The station was based in Woodstock, broadcasting out of Poughkeepsie. Poughkeepsie was well served by a powerhouse classic rock station called WPDH, which was coincidentally profiled in Spin as “the perfect example of a classic rock station.” So we were up against them and Top 40 and country. Here we were coming out of the Catskill mountains, up a little further, and playing a mix you would call “eclectic” or AAA. Some older music, but putting new music into that mix. So the challenge was trying to find an audience, and a big enough audience as a commercial station, to then go sell advertising. Without someone paying to run commercials, the station doesn’t exist.

One of the challenges within the context of a station with a format is putting together a show which meets both my expectations for passion and discovery, as well as the goals with the station. Any radio station is bigger than one DJ. So I have to figure out a way to put together a mix in the morning which encompasses both of those sides of the equation, while also finding an audience which then tells other people. [There was] not a lot of money around [WDST] for marketing, so it was really about finding an audience and developing an audience. The challenge, then, is putting together a mix which satisfies both sides of what I need to be doing, and at the same time hoping people will find us and like it.

Harcourt described a playlist emblematic of WDST at this time as follows:
It would be some Van Morrison into Pet Shop Boys into something obscure by some band which I don’t remember from the highlands of Scotland. Then into some Elvis Costello, and some newer artists at the time, like Liz Phair and Ani Difranco. It’s hard for me to remember the details of what a typical day would be, but you get the picture. There would be some Beatles and some Dylan, some classic stuff. Whatever was coming out in the early or mid-90s, we would be looking at trying to fold it into the playlist to make a cohesive set that someone wouldn’t want to turn off.
Though Harcourt sounded still skeptical of the commercial radio format, he spoke fondly of the DIY aspects of the business, particularly attempting to recruit local businesses for advertising.
Most of the DJs were the people who would voice commercials. There was something very mom-and-pop about that, like when you’re listening to a station and can hear someone plainly reading the copy that was written by the restaurant that is advertising it. Woodstock is a small town, everybody knows everybody else, so you local business owners would come over and do stuff [at the station].

The thing that came to mind was remotes. This is where DJs go out do an event that is broadcast live on-air, which is usually tied into a client or advertiser. As a DJ, one can make some extra money doing that, maybe fifty dollars, to go hang out at a gas station or an audio/video store.  Keep in mind we never made a lot of money. In small market radio, if it was a warm body and knew how to press the buttons overnight and would work for minimum wage those were the qualifications in those days. So you would do these remotes because you needed some extra money.

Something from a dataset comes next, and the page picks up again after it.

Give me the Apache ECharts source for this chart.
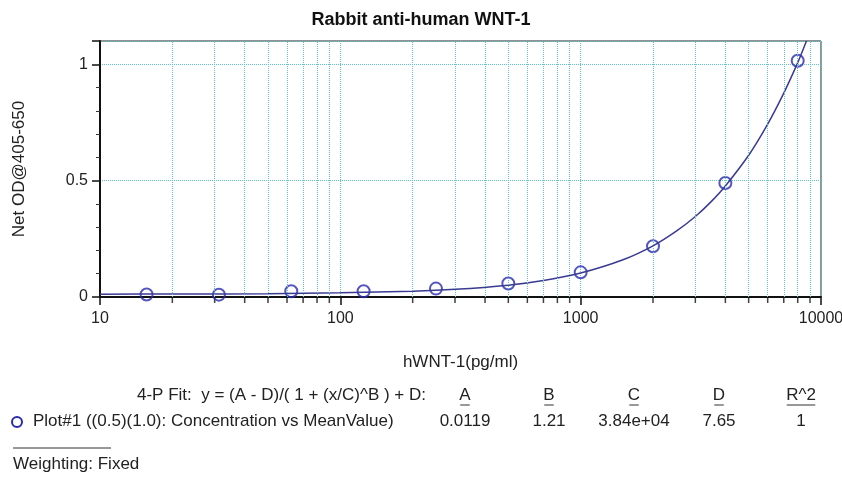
<!DOCTYPE html>
<html><head><meta charset="utf-8">
<script src="https://cdn.jsdelivr.net/npm/echarts@6/dist/echarts.min.js"></script>
<style>html,body{margin:0;padding:0;background:#fff}#c{width:842px;height:477px}</style>
</head><body><div id="c"></div>
<script>
var concentration = [15.625, 31.25, 62.5, 125, 250, 500, 1000, 2000, 4000, 8000];
var meanValue = [0.011, 0.010, 0.025, 0.025, 0.036, 0.058, 0.106, 0.218, 0.490, 1.015];
var fitX = [10, 20, 50, 100, 200, 300, 500, 700, 1000, 1500, 2000, 2500, 3000, 3500, 4000, 5000, 6000, 7000, 8000, 8700];
var fitY = [0.012, 0.013, 0.014, 0.018, 0.025, 0.033, 0.051, 0.071, 0.103, 0.160, 0.220, 0.283, 0.346, 0.411, 0.477, 0.609, 0.743, 0.876, 1.007, 1.100];
var majorTicks = [10, 100, 1000, 10000];
var minorTicks = [20, 30, 40, 50, 60, 70, 80, 90, 200, 300, 400, 500, 600, 700, 800, 900, 2000, 3000, 4000, 5000, 6000, 7000, 8000, 9000];
var yTicks = [0, 0.5, 1];
var fitHeaders = ['A', 'B', 'C', 'D', 'R^2'];
var fitValues = ['0.0119', '1.21', '3.84e+04', '7.65', '1'];

var FONT = 'Liberation Sans, Arial, sans-serif';
var GRIDC = '#5fc3cf';
var TXT = '#222';
var chart = echarts.init(document.getElementById('c'));

var colX = [465, 549, 634, 719, 801];
var graphics = [];
graphics.push({type:'text', left:137, top:387, style:{text:'4-P Fit:  y = (A - D)/( 1 + (x/C)^B ) + D:', font:'17px ' + FONT, fill:TXT}});
fitHeaders.forEach(function(h, i){
  graphics.push({type:'text', x:colX[i], y:387, style:{text:h, font:'17px ' + FONT, fill:TXT, align:'center', verticalAlign:'top'}});
  var w = h.length * 9.5;
  graphics.push({type:'line', shape:{x1:colX[i]-w/2, y1:405, x2:colX[i]+w/2, y2:405}, style:{stroke:'#333', lineWidth:1}});
});
fitValues.forEach(function(v, i){
  graphics.push({type:'text', x:colX[i], y:413, style:{text:v, font:'17px ' + FONT, fill:TXT, align:'center', verticalAlign:'top'}});
});
graphics.push({type:'circle', shape:{cx:17, cy:422, r:5}, style:{fill:'none', stroke:'#2a2ab0', lineWidth:2}});
graphics.push({type:'text', left:33, top:413, style:{text:'Plot#1 ((0.5)(1.0): Concentration vs MeanValue)', font:'17px ' + FONT, fill:TXT}});
graphics.push({type:'line', shape:{x1:13, y1:448, x2:111, y2:448}, style:{stroke:'#333', lineWidth:1}});
graphics.push({type:'text', left:13, top:456, style:{text:'Weighting: Fixed', font:'17px ' + FONT, fill:TXT}});

chart.setOption({
  animation:false,
  backgroundColor:'#fff',
  textStyle:{fontFamily:FONT},
  title:{text:'Rabbit anti-human WNT-1', left:'center', top:6,
    textStyle:{fontSize:18, fontWeight:'bold', color:'#111', fontFamily:FONT}},
  grid:{left:100, right:21, top:41, bottom:180, show:true, borderColor:'#222', borderWidth:1,
    containLabel:false, outerBoundsMode:'none'},
  xAxis:{type:'log', logBase:10, min:10, max:10000,
    name:'hWNT-1(pg/ml)', nameLocation:'middle', nameGap:57,
    nameTextStyle:{fontSize:17, color:TXT},
    axisLine:{lineStyle:{color:'#111', width:2}},
    axisTick:{show:true, length:8, lineStyle:{color:'#111', width:1.5}},
    axisLabel:{fontSize:16, color:TXT, margin:14,
      formatter:function(v){ return String(Math.round(v)); }},
    splitLine:{show:true, lineStyle:{color:GRIDC, type:'dotted', width:1}},
    minorTick:{show:false}},
  yAxis:{type:'value', min:0, max:1.1, interval:0.5,
    name:'Net OD@405-650', nameLocation:'middle', nameGap:72,
    nameTextStyle:{fontSize:17, color:TXT},
    axisLine:{show:true, lineStyle:{color:'#111', width:2}},
    axisTick:{show:true, length:8, lineStyle:{color:'#111', width:1.5}},
    minorTick:{show:true, splitNumber:5, length:4, lineStyle:{color:'#333', width:1}},
    axisLabel:{fontSize:16, color:TXT, margin:12, showMaxLabel:false,
      formatter:function(v){ return yTicks.indexOf(v) >= 0 ? String(v) : ''; }},
    splitLine:{show:true, lineStyle:{color:GRIDC, type:'dotted', width:1}}},
  graphic:graphics,
  series:[
    {type:'line', name:'grid', data:[], silent:true,
     markLine:{silent:true, symbol:'none', label:{show:false},
       lineStyle:{color:GRIDC, type:'dotted', width:1},
       data:minorTicks.map(function(t){ return {xAxis:t}; })}},
    {type:'scatter', name:'ticks', silent:true, clip:false,
     symbol:'rect', symbolSize:[1.5, 5], symbolOffset:[0, 3.5],
     itemStyle:{color:'#111'},
     data:minorTicks.map(function(t){ return [t, 0]; })},
    {type:'line', name:'fit', smooth:0.3, showSymbol:false, clip:true,
     lineStyle:{color:'#3a3a92', width:1.5},
     data:fitX.map(function(x, i){ return [x, fitY[i]]; })},
    {type:'scatter', name:'Plot#1', symbol:'circle', symbolSize:12,
     itemStyle:{color:'rgba(0,0,0,0)', borderColor:'#2a2ab0', borderWidth:2},
     data:concentration.map(function(x, i){ return [x, meanValue[i]]; })}
  ]
});
</script></body></html>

I remember once doing this event at a doctor’s office for cholesterol screenings. So I am down there trying to make this sound interesting for the radio, and it is not interesting in any way, shape, or form. I would say, “Well, I just had a blood test done for my cholesterol…” There is something about small market radio that is quaint and fun. I am sure it still exists to some extent, but nowhere near as much as it did.

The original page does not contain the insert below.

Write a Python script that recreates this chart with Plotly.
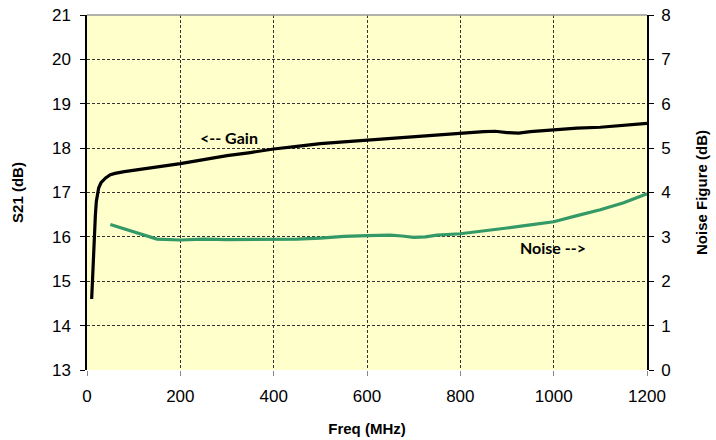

Ultimately, however, Harcourt ended the conversation by advocating for the voice and community created by a public radio station, as well as the importance of maintaining independent voices on the radio dial.
I feel that there are so few outlets for original art, even in the music business. Whenever you lose an outlet for original voices, whatever that is and whatever media it is, it is a sad day. Our culture becomes more homogenized. When you see radio stations that were doing the business of championing new music for thirty or forty years needing to shut their doors because of the financial situation, it is truly sad.